Upsy Daisy looks like, and is, a child’s doll. The heroines of Chaucer’s dreams are also similarly mannequinesque, with “golden hair and wide bright eyes.” One is even strangely boneless and unreal; her neck is “smooth and flat without hollow or collarbone” and “every limb rounded, fleshy and not over-thin,” while another is “a feminine creature, that never formed by nature, was such another seen.” They are as animate as the toys that people the Night Garden. Iggle Piggle’s little fabric heart, however, has been won. Quick to swoon in situations of intense emotion, such as a sneeze, he recalls the guide of The Book of the Duchess, eager “to worship her and serve as best I then could,” who declares his love but “she never gave a straw for all my tale.” The toys play with the ball, symbolic of the to and fro of romance. They are the lovers of medieval legend, forever enclosed within their perfect garden but childlike, safe and innocent. And, just as in The Parliament of Fowls, they have their own Cupid, the dumpy brown Makka Pakka, reminiscent of a little Renaissance putto." 

It's a fascinating piece - I recommend a full read here.

The magic of our last visit was also completed by a chance to meet the characters.
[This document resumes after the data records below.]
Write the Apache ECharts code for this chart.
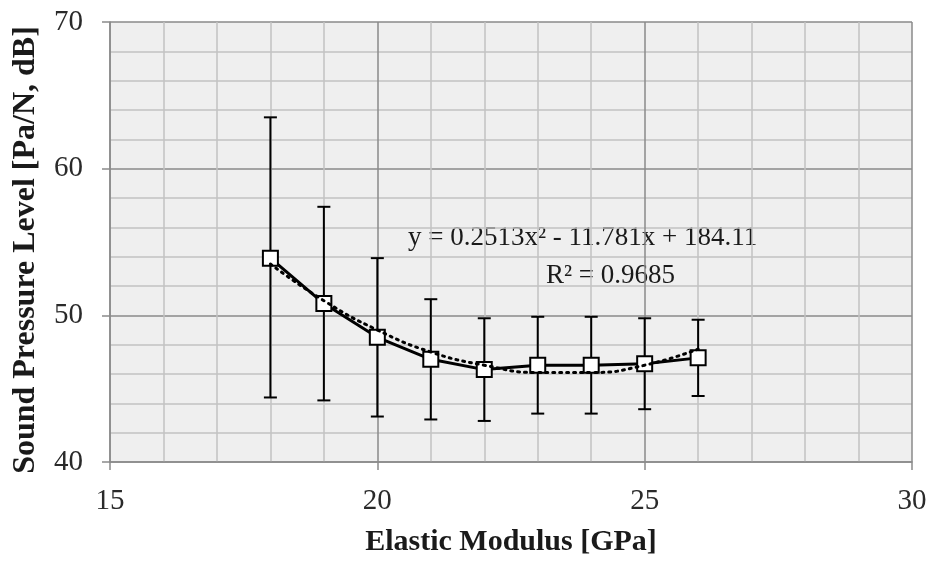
<!DOCTYPE html>
<html>
<head>
<meta charset="utf-8">
<title>Sound Pressure Level vs Elastic Modulus</title>
<script src="https://cdn.jsdelivr.net/npm/echarts@6/dist/echarts.min.js"></script>
<style>
  html, body { margin: 0; padding: 0; background: #fff; }
  #chart { width: 930px; height: 562px; }
</style>
</head>
<body>
<div id="chart"></div>
<script>
// 数据 — 从图上读取
var modulus = [18, 19, 20, 21, 22, 23, 24, 25, 26];
var splMean = [53.9, 50.8, 48.5, 47.0, 46.3, 46.6, 46.6, 46.7, 47.1];
var splHigh = [63.5, 57.4, 53.9, 51.1, 49.8, 49.9, 49.9, 49.8, 49.7];
var splLow = [44.4, 44.2, 43.1, 42.9, 42.8, 43.3, 43.3, 43.6, 44.5];
// 二次趋势线 (点线) 在各 x 处的读数
var trendValues = [53.5, 51.0, 49.0, 47.5, 46.6, 46.1, 46.1, 46.6, 47.7];
var xTicks = [15, 20, 25, 30];
var yTicks = [40, 50, 60, 70];
var eqLine1 = 'y = 0.2513x\u00B2 - 11.781x + 184.11';
var eqLine2 = 'R\u00B2 = 0.9685';

var serif = '"Liberation Serif", "Times New Roman", serif';

function pairs(xs, ys) {
  var out = [];
  for (var i = 0; i < xs.length; i++) out.push([xs[i], ys[i]]);
  return out;
}

var errData = [];
for (var i = 0; i < modulus.length; i++) {
  errData.push([modulus[i], splLow[i], splHigh[i]]);
}

var chart = echarts.init(document.getElementById('chart'));

var option = {
  animation: false,
  backgroundColor: '#ffffff',
  grid: {
    left: 110, right: 18, top: 22, bottom: 99,
    show: true, backgroundColor: '#efefef', borderWidth: 0
  },
  xAxis: {
    type: 'value',
    min: xTicks[0], max: xTicks[xTicks.length - 1], interval: 5,
    name: 'Elastic Modulus [GPa]',
    nameLocation: 'middle', nameGap: 65,
    nameTextStyle: { fontFamily: serif, fontSize: 30, fontWeight: 'bold', color: '#1a1a1a' },
    axisLine: { show: true, lineStyle: { color: '#8a8a8a', width: 1.5 } },
    axisTick: { show: true, length: 8, lineStyle: { color: '#8a8a8a', width: 1.5 } },
    axisLabel: { fontFamily: serif, fontSize: 29, color: '#2a2a2a', margin: 25 },
    splitLine: { show: true, lineStyle: { color: '#8a8a8a', width: 1.5 } },
    minorTick: { show: false, splitNumber: 5 },
    minorSplitLine: { show: true, lineStyle: { color: '#c2c2c2', width: 1.5 } }
  },
  yAxis: {
    type: 'value',
    min: yTicks[0], max: yTicks[yTicks.length - 1], interval: 10,
    name: 'Sound Pressure Level [Pa/N, dB]',
    nameLocation: 'middle', nameGap: 68,
    nameTextStyle: {
      fontFamily: serif, fontSize: 32, fontWeight: 'bold', color: '#1a1a1a',
      padding: [0, 16, 0, 0]
    },
    axisLine: { show: true, lineStyle: { color: '#8a8a8a', width: 1.5 } },
    axisTick: { show: true, length: 8, lineStyle: { color: '#8a8a8a', width: 1.5 } },
    axisLabel: { fontFamily: serif, fontSize: 29, color: '#2a2a2a', margin: 27 },
    splitLine: { show: true, lineStyle: { color: '#8a8a8a', width: 1.5 } },
    minorTick: { show: false, splitNumber: 5 },
    minorSplitLine: { show: true, lineStyle: { color: '#c2c2c2', width: 1.5 } }
  },
  series: [
    {
      // 误差棒
      type: 'custom',
      data: errData,
      z: 2,
      renderItem: function(params, api) {
        var top = api.coord([api.value(0), api.value(2)]);
        var bot = api.coord([api.value(0), api.value(1)]);
        var cap = 6.5;
        var style = { stroke: '#000', lineWidth: 2 };
        return {
          type: 'group',
          children: [
            { type: 'line', shape: { x1: top[0], y1: top[1], x2: bot[0], y2: bot[1] }, style: style },
            { type: 'line', shape: { x1: top[0] - cap, y1: top[1], x2: top[0] + cap, y2: top[1] }, style: style },
            { type: 'line', shape: { x1: bot[0] - cap, y1: bot[1], x2: bot[0] + cap, y2: bot[1] }, style: style }
          ]
        };
      }
    },
    {
      type: 'line',
      data: pairs(modulus, splMean),
      z: 3,
      symbol: 'rect',
      symbolSize: 15,
      lineStyle: { color: '#000', width: 3 },
      itemStyle: { color: '#fff', borderColor: '#000', borderWidth: 2 }
    },
    {
      // 趋势线
      type: 'line',
      data: pairs(modulus, trendValues),
      z: 4,
      smooth: true,
      showSymbol: false,
      symbol: 'none',
      lineStyle: { color: '#000', width: 3, type: [2, 5], cap: 'round' }
    }
  ],
  graphic: [
    {
      type: 'text', left: 408, top: 224,
      style: { text: eqLine1, font: '27px ' + serif, fill: '#1a1a1a' }
    },
    {
      type: 'text', left: 546, top: 262,
      style: { text: eqLine2, font: '27px ' + serif, fill: '#1a1a1a' }
    }
  ]
};

chart.setOption(option);
</script>
</body>
</html>
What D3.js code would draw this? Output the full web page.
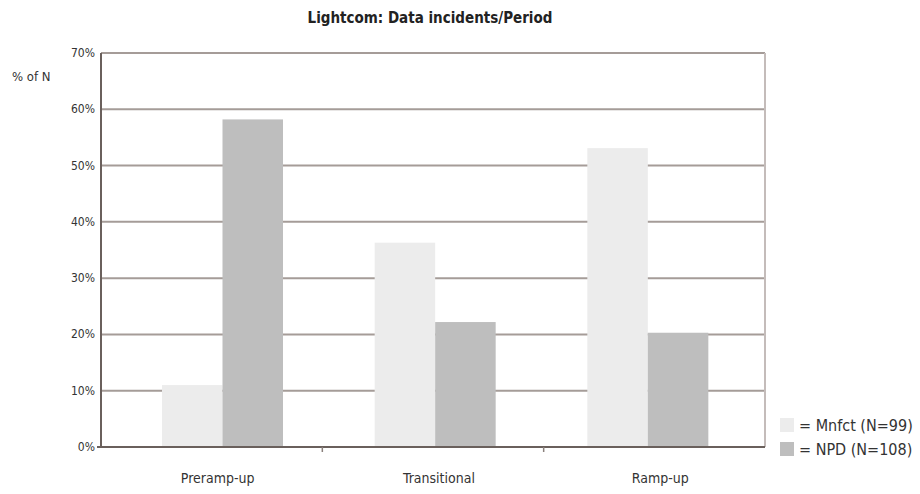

Culturetot's little buddy found the experience a little too daunting (they are huge), but this year Culturetot really threw herself into the experience, chatting to the characters who were really excellent with the children. The joy was palpable. We also trialed a goody-bag. Often these sorts of themed packs can be poorly made, but the one we received had really high quality items - a soft toy, books and a breakfast set that is still a favourite a year on.

In the Night Garden Live runs annually and tickets can be booked at this site, though the website notes that this may be the last year in the showdome. The next two legs of the 2018 tour are at:

Cannon Hill Park, Birmingham
7 July - 22 July 2018

intu Trafford Centre, Manchester
28 July - 19 August 2018

There are 4 shows a day at 10am, 12 noon, 2pm and 4pm. There are no shows on Tuesdays. Each show lasts just under one hour.

We received a family ticket last year in exchange for an honest review of the performance. As always all views are very much my own. Photographs courtesy of In the Night Garden Live or our own.